Direction >>
Give back exactly the lines from the beginning of the listing below to the line holding "const toPoints = (xs, ys)", both ends included; the pictures stay out.

Information supplied >>
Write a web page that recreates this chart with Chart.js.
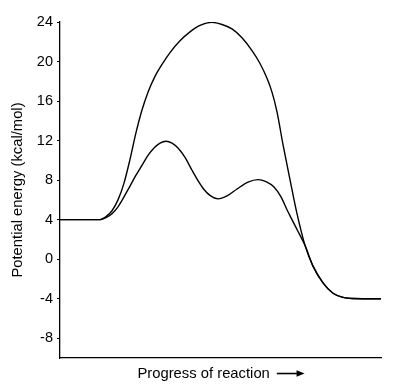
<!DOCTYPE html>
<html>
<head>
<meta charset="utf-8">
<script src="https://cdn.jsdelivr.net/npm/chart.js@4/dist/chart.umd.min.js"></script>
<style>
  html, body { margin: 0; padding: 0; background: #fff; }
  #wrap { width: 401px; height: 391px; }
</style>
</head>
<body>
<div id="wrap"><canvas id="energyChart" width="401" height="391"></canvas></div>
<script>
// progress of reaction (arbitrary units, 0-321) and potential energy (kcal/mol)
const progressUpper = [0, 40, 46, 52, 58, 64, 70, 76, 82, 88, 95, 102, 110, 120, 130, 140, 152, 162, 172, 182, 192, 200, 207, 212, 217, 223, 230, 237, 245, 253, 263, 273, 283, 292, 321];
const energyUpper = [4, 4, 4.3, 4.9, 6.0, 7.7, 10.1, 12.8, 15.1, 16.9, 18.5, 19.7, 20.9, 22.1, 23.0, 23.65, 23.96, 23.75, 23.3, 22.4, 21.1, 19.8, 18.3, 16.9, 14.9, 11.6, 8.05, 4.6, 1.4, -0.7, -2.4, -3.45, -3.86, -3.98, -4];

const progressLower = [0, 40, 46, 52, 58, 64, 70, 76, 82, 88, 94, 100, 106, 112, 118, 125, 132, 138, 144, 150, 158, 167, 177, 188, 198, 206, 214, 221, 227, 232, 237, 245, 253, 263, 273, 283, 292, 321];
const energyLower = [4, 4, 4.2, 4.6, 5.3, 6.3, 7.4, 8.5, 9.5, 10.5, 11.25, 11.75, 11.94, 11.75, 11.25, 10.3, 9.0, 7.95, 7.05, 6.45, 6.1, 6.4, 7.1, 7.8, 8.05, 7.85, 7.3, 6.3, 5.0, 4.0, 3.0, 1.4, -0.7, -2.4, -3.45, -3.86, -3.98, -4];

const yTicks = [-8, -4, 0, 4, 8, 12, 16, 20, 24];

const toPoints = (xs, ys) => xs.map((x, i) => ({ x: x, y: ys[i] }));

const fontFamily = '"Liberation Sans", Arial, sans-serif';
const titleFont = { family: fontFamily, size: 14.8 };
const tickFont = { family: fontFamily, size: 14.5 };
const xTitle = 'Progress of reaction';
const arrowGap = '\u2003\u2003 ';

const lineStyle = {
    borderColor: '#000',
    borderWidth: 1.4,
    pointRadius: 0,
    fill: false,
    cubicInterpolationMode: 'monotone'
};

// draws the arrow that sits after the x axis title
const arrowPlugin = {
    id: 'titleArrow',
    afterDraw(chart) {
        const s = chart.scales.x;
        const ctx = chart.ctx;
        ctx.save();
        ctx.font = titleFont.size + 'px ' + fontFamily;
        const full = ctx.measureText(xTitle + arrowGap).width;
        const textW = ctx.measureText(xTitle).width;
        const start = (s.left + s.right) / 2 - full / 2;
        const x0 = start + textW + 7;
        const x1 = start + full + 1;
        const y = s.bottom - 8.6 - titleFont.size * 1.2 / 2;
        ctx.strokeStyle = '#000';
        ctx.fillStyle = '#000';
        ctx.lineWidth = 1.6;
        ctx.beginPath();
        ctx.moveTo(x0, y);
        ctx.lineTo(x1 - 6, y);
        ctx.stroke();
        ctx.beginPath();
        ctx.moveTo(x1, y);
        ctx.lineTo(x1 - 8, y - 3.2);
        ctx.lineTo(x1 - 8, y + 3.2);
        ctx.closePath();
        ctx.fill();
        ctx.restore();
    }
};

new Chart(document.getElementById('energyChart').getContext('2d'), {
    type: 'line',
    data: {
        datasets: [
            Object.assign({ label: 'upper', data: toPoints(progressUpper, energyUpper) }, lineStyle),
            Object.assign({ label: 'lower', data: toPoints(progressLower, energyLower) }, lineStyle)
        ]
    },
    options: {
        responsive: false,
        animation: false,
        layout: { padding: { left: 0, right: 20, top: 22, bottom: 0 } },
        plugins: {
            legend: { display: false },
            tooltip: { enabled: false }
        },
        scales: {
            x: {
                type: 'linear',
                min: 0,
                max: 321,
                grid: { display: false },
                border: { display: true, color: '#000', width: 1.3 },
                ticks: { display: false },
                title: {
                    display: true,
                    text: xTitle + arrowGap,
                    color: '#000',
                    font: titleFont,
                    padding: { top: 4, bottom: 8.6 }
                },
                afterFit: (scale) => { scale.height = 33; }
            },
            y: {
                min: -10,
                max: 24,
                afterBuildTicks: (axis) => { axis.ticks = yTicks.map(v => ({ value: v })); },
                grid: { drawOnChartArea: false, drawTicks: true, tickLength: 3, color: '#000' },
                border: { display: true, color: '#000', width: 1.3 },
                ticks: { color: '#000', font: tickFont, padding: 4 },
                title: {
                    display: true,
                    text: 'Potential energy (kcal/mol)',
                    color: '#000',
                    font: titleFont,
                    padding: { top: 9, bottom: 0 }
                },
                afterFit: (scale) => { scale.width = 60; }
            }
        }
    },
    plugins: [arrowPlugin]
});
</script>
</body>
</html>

Finished exercise >>
Write a web page that recreates this chart with Chart.js.
<!DOCTYPE html>
<html>
<head>
<meta charset="utf-8">
<script src="https://cdn.jsdelivr.net/npm/chart.js@4/dist/chart.umd.min.js"></script>
<style>
  html, body { margin: 0; padding: 0; background: #fff; }
  #wrap { width: 401px; height: 391px; }
</style>
</head>
<body>
<div id="wrap"><canvas id="energyChart" width="401" height="391"></canvas></div>
<script>
// progress of reaction (arbitrary units, 0-321) and potential energy (kcal/mol)
const progressUpper = [0, 40, 46, 52, 58, 64, 70, 76, 82, 88, 95, 102, 110, 120, 130, 140, 152, 162, 172, 182, 192, 200, 207, 212, 217, 223, 230, 237, 245, 253, 263, 273, 283, 292, 321];
const energyUpper = [4, 4, 4.3, 4.9, 6.0, 7.7, 10.1, 12.8, 15.1, 16.9, 18.5, 19.7, 20.9, 22.1, 23.0, 23.65, 23.96, 23.75, 23.3, 22.4, 21.1, 19.8, 18.3, 16.9, 14.9, 11.6, 8.05, 4.6, 1.4, -0.7, -2.4, -3.45, -3.86, -3.98, -4];

const progressLower = [0, 40, 46, 52, 58, 64, 70, 76, 82, 88, 94, 100, 106, 112, 118, 125, 132, 138, 144, 150, 158, 167, 177, 188, 198, 206, 214, 221, 227, 232, 237, 245, 253, 263, 273, 283, 292, 321];
const energyLower = [4, 4, 4.2, 4.6, 5.3, 6.3, 7.4, 8.5, 9.5, 10.5, 11.25, 11.75, 11.94, 11.75, 11.25, 10.3, 9.0, 7.95, 7.05, 6.45, 6.1, 6.4, 7.1, 7.8, 8.05, 7.85, 7.3, 6.3, 5.0, 4.0, 3.0, 1.4, -0.7, -2.4, -3.45, -3.86, -3.98, -4];

const yTicks = [-8, -4, 0, 4, 8, 12, 16, 20, 24];

const toPoints = (xs, ys) => xs.map((x, i) => ({ x: x, y: ys[i] }));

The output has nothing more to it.